LeetCode上目前关于DFS的题目有19个,其中有18道是二叉树相关的,只有一道是图方面的。DFS系列解题报告按难度分为上中下三部分,下面是第一部分Easy.

TreeNode结构

  struct TreeNode {
	  int val;
	  TreeNode *left;
	  TreeNode *right;
	  TreeNode(int x) : val(x), left(NULL), right(NULL) {}
  };

#1.Symmetric Tree ref

Given a binary tree, check whether it is a mirror of itself (ie, symmetric around its center).
For example, this binary tree is symmetric:

      1  
     / \  
    2   2 
   / \ / \  
  3  4 4  3  

But the following is not:

  1  
 / \  
2   2  
 \   \  
 3    3  

###Recursive Solution

	bool mirror(TreeNode *l, TreeNode *r)
	{
		if (!l || !r)
		{
			return l == r;
		}
		return l->val == r->val && mirror(l->left, r->right) && mirror(l->right, r->left);
	}
	bool isSymmetric(TreeNode *root)
	{
		if (!root)
		{
			return true;
		}
		return mirror(root->left, root->right);
	}

###Iterative Solution

bool isSymmetric(TreeNode *root)
{
	if (!root)
	{
		return true;
	}
	TreeNode *lc;
	TreeNode *rc;
	stack<TreeNode*> ls; // store root's left subtree
	stack<TreeNode*> rs; // store right's right subtree
	ls.push(root->left);
	rs.push(root->right);

	while (!ls.empty() && !rs.empty())
	{
		lc = ls.top();
		ls.pop();
		rc = rs.top();
		rs.pop();

		if (((!lc || !rc) && lc != rc) || (lc && rc && lc->val != rc->val))
		{
			return false;
		}
		if (lc)
		{//first push left
			ls.push(lc->left);
			ls.push(lc->right);
		}
		if (rc)
		{//first push right
			rs.push(rc->right);
			rs.push(rc->left);
		}
	}
	if (!ls.empty() || !rs.empty())
	{
		return false;
	}
	return true;
}

#2.Same Tree ref

Given two binary trees, write a function to check if they are equal or not.
Two binary trees are considered equal if they are structurally identical and the nodes have the same value.

###Recursive Solution

关于二叉树的一些题目,我的一个心得就是递归,简单明了,迭代算法相对繁琐,如Symmetric Tree,迭代算法用了40行代码,而递归仅仅用了15行代码。

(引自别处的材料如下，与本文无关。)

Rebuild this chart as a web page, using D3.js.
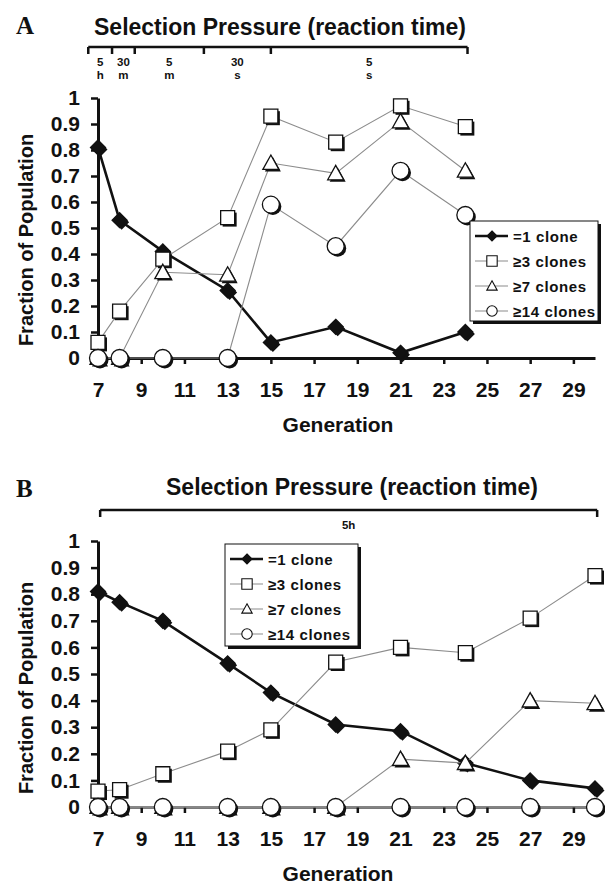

这个题目用递归核心就3行代码,不再给出迭代解法。

	bool isSameTree(TreeNode *p, TreeNode *q) 
	{
		if (!p || !q)
		{
			return p == q;
		}
		return p->val == q->val && isSameTree(p->left, q->left) && isSameTree(p->right, q->right);
	}

#3.Balanced Binary Tree ref

Given a binary tree, determine if it is height-balanced.
For this problem, a height-balanced binary tree is defined as a binary tree in which the depth of the two subtrees of every node never differ by more than 1.

下面这个解法还可以优化,通过封装TreeNode结点,添加一个表示结点高度的变量,可以避免子问题重复求解;或者用一个map<TreeNode*, int>来保存每个节点的高度。

  int height(TreeNode *root)
	{
		if (!root)
		{
			return 0;
		}
		return max(height(root->left), height(root->right)) + 1;
	}
	bool isBalanced(TreeNode *root) 
	{
		if (!root)
		{
			return true;
		}
		if (abs(height(root->left) - height(root->right)) > 1)
		{
			return false;
		}
		return isBalanced(root->left) && isBalanced(root->right);
	}

#4.Minimum Depth of Binary Tree ref

Given a binary tree, find its minimum depth.
The minimum depth is the number of nodes along the shortest path from the root node down to the nearest leaf node.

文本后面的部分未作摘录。